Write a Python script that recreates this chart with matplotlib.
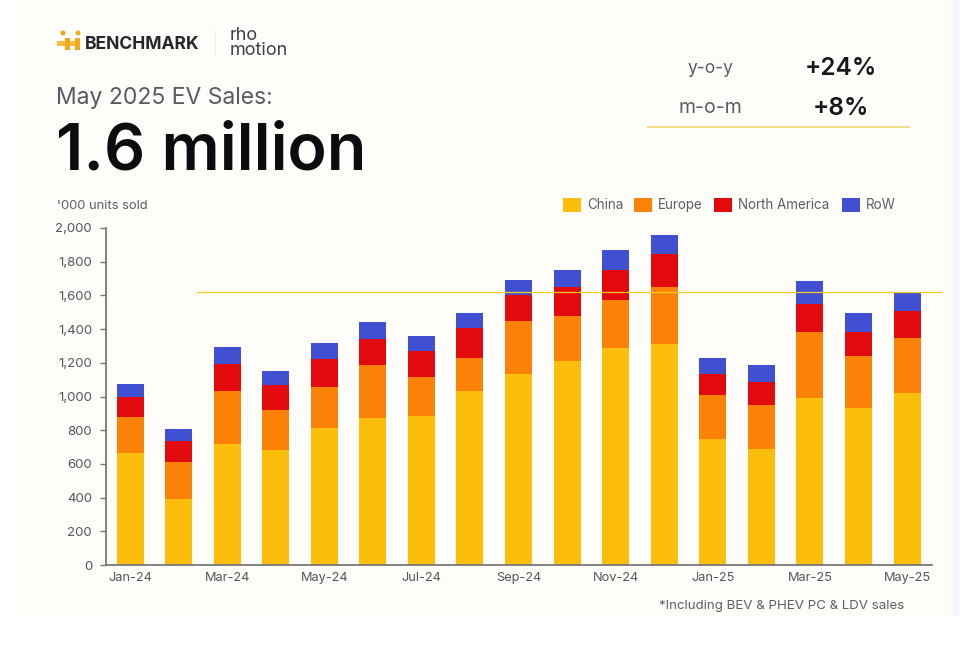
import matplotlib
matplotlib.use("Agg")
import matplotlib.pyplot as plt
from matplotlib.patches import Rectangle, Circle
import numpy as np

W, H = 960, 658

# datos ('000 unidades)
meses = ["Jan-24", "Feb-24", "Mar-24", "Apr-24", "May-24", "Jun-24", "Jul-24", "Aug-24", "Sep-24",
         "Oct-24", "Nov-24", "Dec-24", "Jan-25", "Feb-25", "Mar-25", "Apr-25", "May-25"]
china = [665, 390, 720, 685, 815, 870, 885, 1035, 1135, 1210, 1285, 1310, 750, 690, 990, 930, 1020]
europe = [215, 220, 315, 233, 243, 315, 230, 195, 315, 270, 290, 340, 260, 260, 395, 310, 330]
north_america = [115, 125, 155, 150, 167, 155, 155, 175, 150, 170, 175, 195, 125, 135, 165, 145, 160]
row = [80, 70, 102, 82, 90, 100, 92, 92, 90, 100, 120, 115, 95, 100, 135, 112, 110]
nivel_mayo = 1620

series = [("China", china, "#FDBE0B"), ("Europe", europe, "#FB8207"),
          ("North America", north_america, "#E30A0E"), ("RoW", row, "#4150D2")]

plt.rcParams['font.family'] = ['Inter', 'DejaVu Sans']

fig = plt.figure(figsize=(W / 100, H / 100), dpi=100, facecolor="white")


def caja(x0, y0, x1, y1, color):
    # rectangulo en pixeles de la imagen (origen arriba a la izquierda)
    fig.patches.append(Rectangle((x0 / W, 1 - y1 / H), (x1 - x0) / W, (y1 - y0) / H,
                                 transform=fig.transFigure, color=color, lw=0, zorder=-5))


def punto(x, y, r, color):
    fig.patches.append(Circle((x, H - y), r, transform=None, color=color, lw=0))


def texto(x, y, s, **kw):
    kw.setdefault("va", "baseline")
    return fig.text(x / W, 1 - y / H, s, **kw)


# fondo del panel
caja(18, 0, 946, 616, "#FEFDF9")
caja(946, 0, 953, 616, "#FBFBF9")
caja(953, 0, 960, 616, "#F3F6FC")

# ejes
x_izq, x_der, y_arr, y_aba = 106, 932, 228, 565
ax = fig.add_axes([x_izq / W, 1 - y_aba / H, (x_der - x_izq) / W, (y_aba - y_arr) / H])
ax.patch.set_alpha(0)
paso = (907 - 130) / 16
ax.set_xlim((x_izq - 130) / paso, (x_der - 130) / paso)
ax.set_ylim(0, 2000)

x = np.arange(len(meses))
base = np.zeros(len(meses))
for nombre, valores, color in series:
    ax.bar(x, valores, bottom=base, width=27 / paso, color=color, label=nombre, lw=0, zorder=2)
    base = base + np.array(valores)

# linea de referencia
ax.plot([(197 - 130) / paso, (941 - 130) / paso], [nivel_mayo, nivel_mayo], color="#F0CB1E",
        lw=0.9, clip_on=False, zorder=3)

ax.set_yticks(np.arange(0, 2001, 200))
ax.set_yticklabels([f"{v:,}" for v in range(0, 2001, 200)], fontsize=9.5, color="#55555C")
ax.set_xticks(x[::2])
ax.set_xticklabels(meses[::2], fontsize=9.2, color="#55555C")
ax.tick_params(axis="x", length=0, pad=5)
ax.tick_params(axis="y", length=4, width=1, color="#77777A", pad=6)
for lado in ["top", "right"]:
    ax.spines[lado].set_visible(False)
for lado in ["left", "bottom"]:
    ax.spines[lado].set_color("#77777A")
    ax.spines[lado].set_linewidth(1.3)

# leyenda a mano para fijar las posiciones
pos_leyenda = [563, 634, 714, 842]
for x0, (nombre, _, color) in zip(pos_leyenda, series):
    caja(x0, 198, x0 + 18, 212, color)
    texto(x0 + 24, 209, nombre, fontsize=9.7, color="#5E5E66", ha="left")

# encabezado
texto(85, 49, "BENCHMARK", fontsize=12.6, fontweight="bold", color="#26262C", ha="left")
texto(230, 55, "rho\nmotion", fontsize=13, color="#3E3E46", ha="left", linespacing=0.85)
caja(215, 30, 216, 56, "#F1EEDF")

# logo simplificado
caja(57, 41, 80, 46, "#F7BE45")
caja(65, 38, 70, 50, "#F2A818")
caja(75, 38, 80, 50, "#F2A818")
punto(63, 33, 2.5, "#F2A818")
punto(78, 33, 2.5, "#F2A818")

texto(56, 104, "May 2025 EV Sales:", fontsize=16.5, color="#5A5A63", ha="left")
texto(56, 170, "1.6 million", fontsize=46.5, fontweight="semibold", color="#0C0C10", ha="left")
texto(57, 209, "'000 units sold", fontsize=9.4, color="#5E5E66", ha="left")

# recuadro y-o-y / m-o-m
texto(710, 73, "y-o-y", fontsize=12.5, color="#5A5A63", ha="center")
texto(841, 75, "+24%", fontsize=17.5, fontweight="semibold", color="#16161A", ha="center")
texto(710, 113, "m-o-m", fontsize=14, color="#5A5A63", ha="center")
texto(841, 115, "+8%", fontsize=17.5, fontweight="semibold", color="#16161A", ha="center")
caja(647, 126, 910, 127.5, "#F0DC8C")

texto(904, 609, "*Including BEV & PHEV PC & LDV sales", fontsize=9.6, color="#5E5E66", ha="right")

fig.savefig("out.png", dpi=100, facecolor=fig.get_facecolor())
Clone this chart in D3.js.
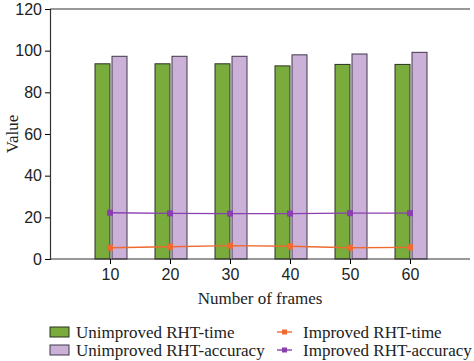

####################

Aim: Copy nothing but the lines from the first one in the listing through the line with "transform=None, color=color, lw=0))", and omit the pictures.

Solution:
Write a Python script that recreates this chart with matplotlib.
import matplotlib
matplotlib.use("Agg")
import matplotlib.pyplot as plt
from matplotlib.patches import Rectangle, Circle
import numpy as np

W, H = 960, 658

# datos ('000 unidades)
meses = ["Jan-24", "Feb-24", "Mar-24", "Apr-24", "May-24", "Jun-24", "Jul-24", "Aug-24", "Sep-24",
         "Oct-24", "Nov-24", "Dec-24", "Jan-25", "Feb-25", "Mar-25", "Apr-25", "May-25"]
china = [665, 390, 720, 685, 815, 870, 885, 1035, 1135, 1210, 1285, 1310, 750, 690, 990, 930, 1020]
europe = [215, 220, 315, 233, 243, 315, 230, 195, 315, 270, 290, 340, 260, 260, 395, 310, 330]
north_america = [115, 125, 155, 150, 167, 155, 155, 175, 150, 170, 175, 195, 125, 135, 165, 145, 160]
row = [80, 70, 102, 82, 90, 100, 92, 92, 90, 100, 120, 115, 95, 100, 135, 112, 110]
nivel_mayo = 1620

series = [("China", china, "#FDBE0B"), ("Europe", europe, "#FB8207"),
          ("North America", north_america, "#E30A0E"), ("RoW", row, "#4150D2")]

plt.rcParams['font.family'] = ['Inter', 'DejaVu Sans']

fig = plt.figure(figsize=(W / 100, H / 100), dpi=100, facecolor="white")


def caja(x0, y0, x1, y1, color):
    # rectangulo en pixeles de la imagen (origen arriba a la izquierda)
    fig.patches.append(Rectangle((x0 / W, 1 - y1 / H), (x1 - x0) / W, (y1 - y0) / H,
                                 transform=fig.transFigure, color=color, lw=0, zorder=-5))


def punto(x, y, r, color):
    fig.patches.append(Circle((x, H - y), r, transform=None, color=color, lw=0))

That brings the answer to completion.